A mediados de siglo, la mayoría de los campesinos vivía fuera de los movimientos
políticos. La sociedad agraria era un mundo tradicionalista poco cambiante, en el que
predominaba la mentalidad conservadora impregnada de religiosidad, sobre todo en el
Norte y en Castilla. Las aldeas vivían un duro aislamiento, sin prensa y sumidas en el
analfabetismo. Las autoridades locales ejercían un control caciquil sobre la vida
cotidiana y la Iglesia se encargaba de mantener a los campesinos apaciguados a través
del control del púlpito y del confesionario. Sólo las crisis periódicas de subsistencias
producidas por las malas cosechas llevaban el hambre a los jornaleros y sus familias,
provocando disturbios y protestas, reprimidas, a veces con mucha dureza por la
Guardia Civil, que se había creado en 1844 por los gobiernos moderados para, entre
otros objetivos, ese menester.
Los artesanos siguen siendo un grupo relativamente numeroso en el interior de la
ciudad, especialmente en sectores de la producción de difícil industrialización.
Apegados a sus privilegios antiguos (gremios, proteccionismo), la mayoría de ellos
reaccionaron de manera conservadora enfrentándose a los cambios y al libre mercado
y apoyando los intereses de los terratenientes.

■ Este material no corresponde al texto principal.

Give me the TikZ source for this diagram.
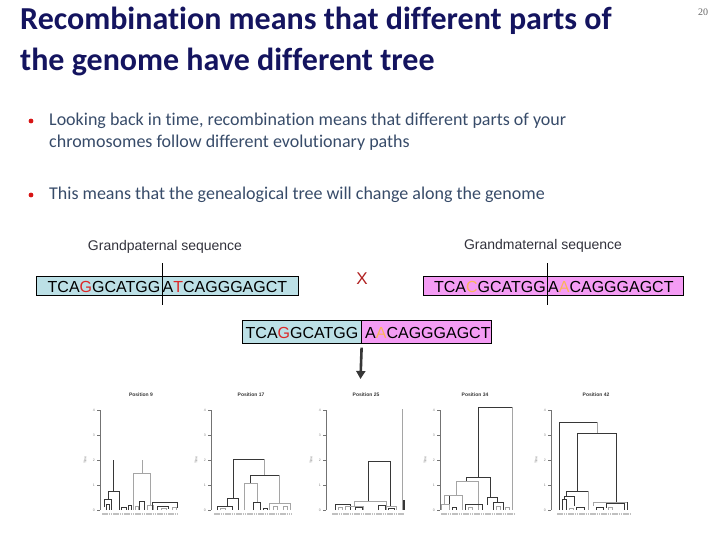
\documentclass[tikz,border=0pt]{standalone}
\usepackage{fontspec}
\setmainfont{Carlito}[Ligatures=NoCommon]
\newfontfamily\arialf{Liberation Sans}
\newfontfamily\timesf{Liberation Serif}
\usetikzlibrary{arrows.meta}
\definecolor{titlec}{RGB}{20,20,95}
\definecolor{bodyc}{RGB}{55,75,105}
\definecolor{bulc}{RGB}{215,20,20}
\definecolor{seqblue}{RGB}{188,224,230}
\definecolor{seqpink}{RGB}{244,156,244}
\definecolor{mutred}{RGB}{220,40,40}
\definecolor{mutorg}{RGB}{250,180,90}
\definecolor{treedk}{RGB}{55,55,55}
\definecolor{treelt}{RGB}{165,165,165}
\definecolor{labc}{RGB}{50,50,60}
\tikzset{
  dk/.style={draw=treedk, line width=0.8pt},
  lt/.style={draw=treelt, line width=0.8pt},
  seqtxt/.style={inner sep=0pt, font=\arialf\fontsize{16}{18}\selectfont},
  seqlab/.style={inner sep=0pt, font=\arialf\fontsize{14}{16}\selectfont, text=labc},
  bodytxt/.style={anchor=base west, inner sep=0pt, font=\fontsize{18}{21}\selectfont, text=bodyc},
  titletxt/.style={anchor=base west, inner sep=0pt, font=\fontsize{32}{38}\selectfont\bfseries, text=titlec},
  seqbox/.style={draw=black, line width=0.6pt, inner sep=0pt, anchor=north west},
  tick/.style={draw=treedk!70, line width=0.4pt},
  ticklab/.style={inner sep=0pt, font=\arialf\fontsize{3.5}{4}\selectfont, text=gray},
  ptitle/.style={inner sep=0pt, font=\arialf\bfseries\fontsize{5}{6}\selectfont, text=treedk},
  leafband/.style={draw=treelt!70, line width=2.5pt, dash pattern=on 1.6pt off 0.6pt}
}
\newcommand\treeaxis[4]{% #1 axis x, #2 title x, #3 title, #4 name
  \draw[tick] (#1,410) -- (#1,510);
  \foreach \yy/\lab in {410/4,435/3,460/2,485/1,510/0}{
    \draw[tick] (#1,\yy) -- ++(-3,0);
    \node[ticklab, anchor=east] at (#1-5,\yy) {\lab};
  }
  \node[ticklab, rotate=90] (#4y) at (#1-15,460) {Time};
  \node[ptitle] (#4t) at (#2,395) {#3};
}
\begin{document}
\begin{tikzpicture}[x=1pt,y=-1pt]
\useasboundingbox (0,0) rectangle (720,540);
% title
\node[titletxt] (t1) at (20,30) {Recombination means that different parts of};
\node[titletxt] (t2) at (20,71) {the genome have different tree};
\node[inner sep=0pt, font=\timesf\fontsize{10}{12}\selectfont, text=gray!80!black] (pg) at (703,12) {20};
% bullets
\fill[bulc] (31,121) circle (2.4);
\node[bodytxt] (b1) at (49,126) {Looking back in time, recombination means that different parts of your};
\node[bodytxt] (b1b) at (49,148) {chromosomes follow different evolutionary paths};
\fill[bulc] (31,195) circle (2.4);
\node[bodytxt] (b2) at (49,200) {This means that the genealogical tree will change along the genome};
% sequence labels
\node[seqlab] (gpl) at (165,247) {Grandpaternal sequence};
\node[seqlab] (gml) at (543,246) {Grandmaternal sequence};
% grandpaternal
\node[seqbox, fill=seqblue, minimum width=262pt, minimum height=19pt] (gpbox) at (36,276) {};
\node[seqtxt, anchor=base east] (gpL) at (160.5,292) {TCA\textcolor{mutred}{G}GCATGG};
\node[seqtxt, anchor=base west] (gpR) at (162.5,292) {A\textcolor{mutred}{T}CAGGGAGCT};
\draw[line width=0.6pt] (162,263) -- (162,305);
% X
\node[inner sep=0pt, font=\arialf\fontsize{17}{18}\selectfont, text=mutred!80!black] (xx) at (362,279) {X};
% grandmaternal
\node[seqbox, fill=seqpink, minimum width=260pt, minimum height=19pt] (gmbox) at (423,276) {};
\node[seqtxt, anchor=base east] (gmL) at (546,292) {TCA\textcolor{mutorg}{C}GCATGG};
\node[seqtxt, anchor=base west] (gmR) at (548,292) {A\textcolor{mutorg}{A}CAGGGAGCT};
\draw[line width=0.6pt] (547,263) -- (547,305);
% recombinant
\node[seqbox, fill=seqblue, minimum width=119pt, minimum height=23pt] (rbL) at (242,320) {};
\node[seqbox, fill=seqpink, minimum width=130pt, minimum height=23pt] (rbR) at (361,320) {};
\node[seqtxt, anchor=base east] (rL) at (358.5,338) {TCA\textcolor{mutred}{G}GCATGG};
\node[seqtxt, anchor=base west] (rR) at (365,338) {A\textcolor{mutorg}{A}CAGGGAGCT};
\coordinate (arrEnd) at (360.5,379);
\draw[draw=treedk, line width=2.6pt, -{Triangle[width=9pt,length=8pt]}] ([yshift=-4pt]rbL.south east) -- (arrEnd);
% tree panels
\treeaxis{100}{141}{Position 9}{p1}
\treeaxis{211}{251}{Position 17}{p2}
\treeaxis{326}{366}{Position 25}{p3}
\treeaxis{440}{475}{Position 34}{p4}
\treeaxis{551}{596}{Position 42}{p5}
\foreach \a/\b in {102/178,214/292,332/404,441/514,557/630}{\draw[leafband] (\a,514) -- (\b,514);}
% panel 1
\draw[dk] (113,460) -- (113,491);
\draw[dk] (108,499) |- (119,491) -- (119,510);
\draw[dk] (104,507) |- (111,499) -- (111,510);
\draw[dk] (106,510) |- (109,504) -- (109,510);
\draw[dk] (121,510) |- (126,507) -- (126,510);
\draw[dk] (128,510) |- (131,505) -- (131,510);
\draw[lt] (142,460) -- (142,473);
\draw[lt] (133,510) |- (150,473) -- (150,505);
\draw[dk] (139,510) |- (144,501) -- (144,510);
\draw[lt] (135,510) |- (138,506) -- (138,510);
\draw[lt] (147,510) |- (153,505) -- (153,510);
\draw[dk] (152,510) |- (177,502) -- (177,508);
\draw[dk] (157,510) |- (168,506) -- (168,509);
\draw[lt] (161,510) |- (166,508) -- (166,510);
\draw[lt] (172,510) |- (176,507) -- (176,510);
% panel 2
\draw[dk] (233,498) |- (264,459);
\draw[lt] (264,459) -- (264,475);
\draw[dk] (250,483) |- (279,475);
\draw[lt] (279,475) -- (279,503);
\draw[lt] (244,510) |- (257,483) -- (257,502);
\draw[dk] (253,510) |- (260,502) -- (260,510);
\draw[dk] (227,506) |- (238,498) -- (238,510);
\draw[dk] (217,510) |- (232,506) -- (232,510);
\draw[lt] (220,510) |- (225,508) -- (225,510);
\draw[dk] (263,510) |- (267,508) -- (267,510);
\draw[lt] (269,510) |- (290,503) -- (290,510);
\draw[lt] (273,510) |- (277,506) -- (277,510);
\draw[lt] (283,510) |- (287,506) -- (287,510);
% panel 3
\draw[lt] (402,409) -- (402,510);
\draw[dk, line width=1.6pt] (404,500) -- (404,510);
\draw[dk] (368,501) |- (390,461) -- (390,506);
\draw[lt] (354,506) |- (386,501) -- (386,506);
\draw[dk] (335,510) |- (350,504) -- (350,510);
\draw[lt] (345,510) |- (363,506) -- (363,510);
\draw[dk] (355,510) |- (362,507) -- (362,510);
\draw[dk] (378,510) |- (385,505) -- (385,510);
\draw[lt] (386,510) |- (396,506) -- (396,510);
\draw[dk] (388,510) |- (394,508) -- (394,510);
\draw[lt] (338,510) |- (342,507) -- (342,510);
% panel 4
\draw[dk] (478,477) |- (512,407);
\draw[lt] (512,407) -- (512,510);
\draw[dk] (466,481) |- (490,477) -- (490,497);
\draw[lt] (456,495) |- (478,481) -- (478,510);
\draw[lt] (444,504) |- (462,495) -- (462,510);
\draw[dk] (449,496) -- (449,504);
\draw[lt] (441,510) |- (449,504) -- (449,510);
\draw[dk] (487,505) |- (497,497) -- (497,502);
\draw[dk] (493,510) |- (503,502) -- (503,510);
\draw[lt] (496,510) |- (500,506) -- (500,510);
\draw[lt] (505,510) |- (509,507) -- (509,510);
\draw[dk] (465,510) |- (482,504) -- (482,510);
\draw[dk] (452,510) |- (456,507) -- (456,510);
\draw[lt] (468,510) |- (472,507) -- (472,510);
% panel 5
\draw[dk] (559,510) |- (597,422);
\draw[lt] (597,422) -- (597,433);
\draw[dk] (577,491) |- (616,433) -- (616,503);
\draw[dk] (566,496) |- (588,491);
\draw[lt] (588,491) -- (588,510);
\draw[dk] (564,499) |- (574,496) -- (574,506);
\draw[dk] (562,510) |- (566,499) -- (566,510);
\draw[lt] (593,506) |- (627,502);
\draw[dk] (627,502) -- (627,510);
\draw[dk] (606,508) |- (624,503) -- (624,510);
\draw[dk] (596,510) |- (603,507) -- (603,510);
\draw[lt] (608,510) |- (612,507) -- (612,510);
\draw[dk] (576,510) |- (584,507) -- (584,510);
\draw[lt] (569,510) |- (573,508) -- (573,510);
\end{tikzpicture}
\end{document}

El de los trabajadores de los servicios era un grupo en expansión, con el crecimiento
de las ciudades y de la Administración. Aumentó también el sector del servicio
doméstico.
Según el censo que hemos visto, en 1860 existen en España 154.200 “jornaleros en
las fábricas”; de ellos, el 64 % eran hombres y el resto mujeres y niños, y
aproximadamente 100.000 se concentraba en la industria textil catalana.
El resultado de la inmigración masiva a las ciudades a partir de los 40 fue el
nacimiento y crecimiento de los barrios periféricos en donde se amontonaban los
campesinos en paro con sus familias, a la búsqueda de un empleo en la industria. Sin
embargo, tener ese empleo abría a jornadas de 12 a 14 horas, llenas de ambientes
angostos y de accidentes laborales. Los salarios, bajos. A las enfermedades infecciosas
hay que añadir las sociales: alcoholismo y enfermedades venéreas. El analfabetismo
era general, afectando al 69 % de los hombres y al 92 % de las mujeres.
Cuando se producía una crisis, los despidos se multiplicaban. El paro llevaba al
hambre y a la enfermedad. A menudo la delincuencia era la única opción.
En las décadas de los 30 y los 40 fueron apareciendo las primeras formas de
organización, básicamente por dos vías:
Las asociaciones de ayuda mutua y la difusión de los socialistas utópicos. En 1839 el
gobierno permitió la creación de asociaciones obreras con fines benéficos o de ayuda
mutua. Al amparo de esta autorización, en 1840 Juan Munts fundó la Sociedad de
Protección Mutua de Tejedores de Algodón, que dos años después tenía 50.000
afiliados. Pronto aparecieron sociedades semejantes en todo el país. Al principio sólo
pretendieron defender los salarios, pero en 1844 los Moderados las prohibieron, y la
mayoría de ellas pasó a la clandestinidad.
Del socialismo utópico, fueron las teorías de Fourier (en Cádiz, Joaquín Abreu
intentó montar un falansterio) y de Cabet (en Barcelona, Abdón terradas y Narcís
Monturiol organizaron grupos cabetistas que pronto se relacionaron con los
republicanos) las que penetraron en España. También fueron llegando las teorías de
Saint-Simon, Blanqui y Proudhom, de la mano de escritores como ramón de la Sagra o
Pí y Margall.
Hasta 1854, la mayoría de los obreros no comprendían contra quién se enfrentaban
sus intereses. Hicieron causa con sus patronos y se enfrentaron a los gobiernos
progresistas reclamándoles el mantenimiento del proteccionismo. A raíz de los
disturbios de 1848 fue cuando comenzaron a relacionar las reivindicaciones obreras
con las ideas democráticas o republicanas.
El resultado del Bienio fue la demostración a los trabajadores de que el Partido
Progresista defendía los intereses de los patronos. En adelante el movimiento obrero
se politizó abiertamente y sus dirigentes pasaron a apoyar al Partido Demócrata
(fundado en 1849) y a los republicanos.